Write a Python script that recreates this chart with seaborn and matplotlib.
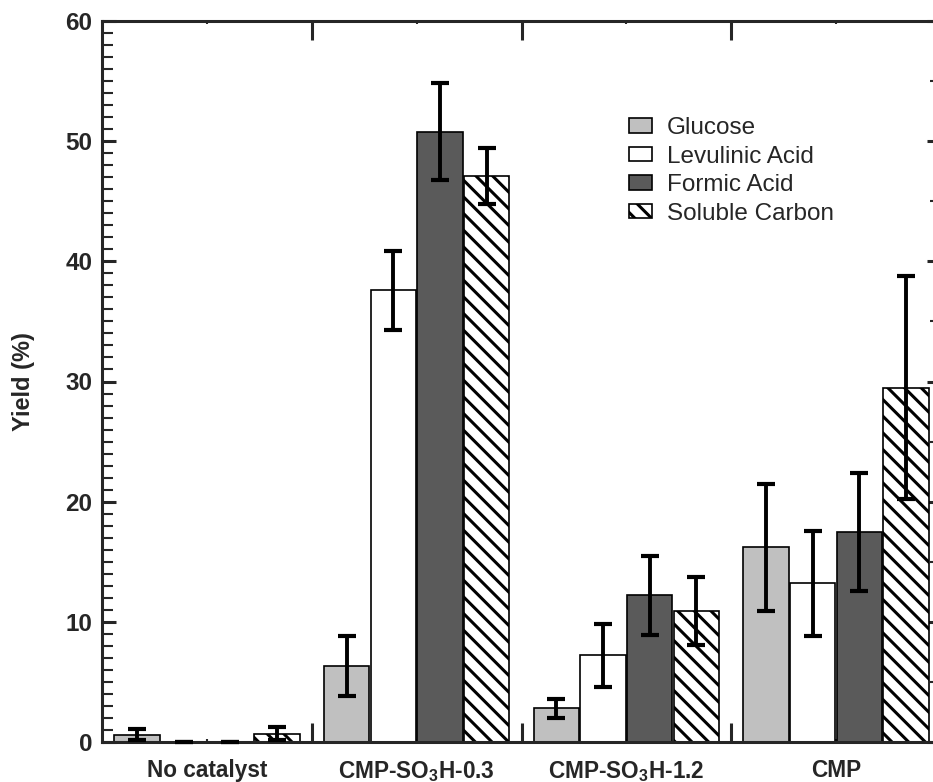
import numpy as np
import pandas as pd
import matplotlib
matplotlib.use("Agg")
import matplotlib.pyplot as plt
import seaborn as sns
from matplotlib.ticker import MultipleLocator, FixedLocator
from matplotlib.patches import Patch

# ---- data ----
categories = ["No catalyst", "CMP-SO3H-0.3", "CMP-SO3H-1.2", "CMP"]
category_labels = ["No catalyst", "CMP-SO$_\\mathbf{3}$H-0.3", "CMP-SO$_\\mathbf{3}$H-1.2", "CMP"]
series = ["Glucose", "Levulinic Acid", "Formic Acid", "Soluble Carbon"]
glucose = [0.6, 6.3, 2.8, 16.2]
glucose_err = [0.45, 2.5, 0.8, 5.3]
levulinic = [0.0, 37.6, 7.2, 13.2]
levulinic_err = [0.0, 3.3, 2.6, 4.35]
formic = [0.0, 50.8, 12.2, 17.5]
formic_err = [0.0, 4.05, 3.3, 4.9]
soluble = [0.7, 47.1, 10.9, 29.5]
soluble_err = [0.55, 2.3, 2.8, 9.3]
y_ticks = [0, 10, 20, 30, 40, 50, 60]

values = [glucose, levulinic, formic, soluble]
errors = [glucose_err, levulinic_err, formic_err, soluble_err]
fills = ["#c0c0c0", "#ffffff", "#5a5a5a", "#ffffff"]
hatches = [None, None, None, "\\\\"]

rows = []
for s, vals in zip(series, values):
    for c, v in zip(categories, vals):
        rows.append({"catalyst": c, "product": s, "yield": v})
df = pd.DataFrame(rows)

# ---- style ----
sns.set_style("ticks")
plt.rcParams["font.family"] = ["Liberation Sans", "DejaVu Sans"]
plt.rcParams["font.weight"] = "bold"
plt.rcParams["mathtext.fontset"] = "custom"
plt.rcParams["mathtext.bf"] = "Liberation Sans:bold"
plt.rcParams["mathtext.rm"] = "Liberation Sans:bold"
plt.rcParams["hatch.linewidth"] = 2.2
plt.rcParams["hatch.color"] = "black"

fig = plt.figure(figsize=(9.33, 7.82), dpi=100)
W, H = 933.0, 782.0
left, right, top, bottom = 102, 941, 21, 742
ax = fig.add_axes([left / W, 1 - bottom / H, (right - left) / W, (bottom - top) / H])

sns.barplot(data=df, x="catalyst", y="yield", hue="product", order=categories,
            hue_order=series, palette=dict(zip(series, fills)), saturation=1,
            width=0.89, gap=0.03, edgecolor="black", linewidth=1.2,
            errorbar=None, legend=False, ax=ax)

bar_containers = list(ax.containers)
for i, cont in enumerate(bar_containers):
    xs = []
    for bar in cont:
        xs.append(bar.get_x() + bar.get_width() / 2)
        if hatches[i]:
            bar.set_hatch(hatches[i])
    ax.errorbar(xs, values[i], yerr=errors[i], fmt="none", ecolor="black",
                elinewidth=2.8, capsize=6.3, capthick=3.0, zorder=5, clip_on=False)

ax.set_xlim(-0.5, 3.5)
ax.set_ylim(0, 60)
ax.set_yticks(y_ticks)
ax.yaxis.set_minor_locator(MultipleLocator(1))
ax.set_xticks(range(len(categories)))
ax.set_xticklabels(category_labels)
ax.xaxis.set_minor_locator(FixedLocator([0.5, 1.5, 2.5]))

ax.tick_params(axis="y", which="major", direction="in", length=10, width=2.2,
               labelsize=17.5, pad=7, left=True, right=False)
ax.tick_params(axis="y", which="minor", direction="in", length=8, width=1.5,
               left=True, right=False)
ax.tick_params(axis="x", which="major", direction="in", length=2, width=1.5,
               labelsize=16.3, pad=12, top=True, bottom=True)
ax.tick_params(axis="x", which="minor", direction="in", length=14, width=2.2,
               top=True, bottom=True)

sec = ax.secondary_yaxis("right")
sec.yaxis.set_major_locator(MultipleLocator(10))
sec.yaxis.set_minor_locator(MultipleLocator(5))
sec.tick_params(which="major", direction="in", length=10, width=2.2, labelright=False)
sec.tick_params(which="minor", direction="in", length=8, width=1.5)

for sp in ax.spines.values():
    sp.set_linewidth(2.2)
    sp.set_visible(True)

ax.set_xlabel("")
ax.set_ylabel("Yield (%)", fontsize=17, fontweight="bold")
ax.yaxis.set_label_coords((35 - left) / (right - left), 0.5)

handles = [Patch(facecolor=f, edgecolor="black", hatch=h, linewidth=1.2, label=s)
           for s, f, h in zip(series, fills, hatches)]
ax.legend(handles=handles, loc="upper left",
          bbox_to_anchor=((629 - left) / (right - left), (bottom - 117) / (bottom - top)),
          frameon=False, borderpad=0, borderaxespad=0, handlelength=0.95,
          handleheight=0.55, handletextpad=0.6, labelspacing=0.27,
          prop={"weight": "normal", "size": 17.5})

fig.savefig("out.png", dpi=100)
====
__TASK TO CARRY OUT__: Repeat the listing above up to and including the line with "y_ticks = [0, 10, 20, 30, 40, 50, 60]", starting from its first line. Drop any pictures.

__TASK RESULT__:
Write a Python script that recreates this chart with seaborn and matplotlib.
import numpy as np
import pandas as pd
import matplotlib
matplotlib.use("Agg")
import matplotlib.pyplot as plt
import seaborn as sns
from matplotlib.ticker import MultipleLocator, FixedLocator
from matplotlib.patches import Patch

# ---- data ----
categories = ["No catalyst", "CMP-SO3H-0.3", "CMP-SO3H-1.2", "CMP"]
category_labels = ["No catalyst", "CMP-SO$_\\mathbf{3}$H-0.3", "CMP-SO$_\\mathbf{3}$H-1.2", "CMP"]
series = ["Glucose", "Levulinic Acid", "Formic Acid", "Soluble Carbon"]
glucose = [0.6, 6.3, 2.8, 16.2]
glucose_err = [0.45, 2.5, 0.8, 5.3]
levulinic = [0.0, 37.6, 7.2, 13.2]
levulinic_err = [0.0, 3.3, 2.6, 4.35]
formic = [0.0, 50.8, 12.2, 17.5]
formic_err = [0.0, 4.05, 3.3, 4.9]
soluble = [0.7, 47.1, 10.9, 29.5]
soluble_err = [0.55, 2.3, 2.8, 9.3]
y_ticks = [0, 10, 20, 30, 40, 50, 60]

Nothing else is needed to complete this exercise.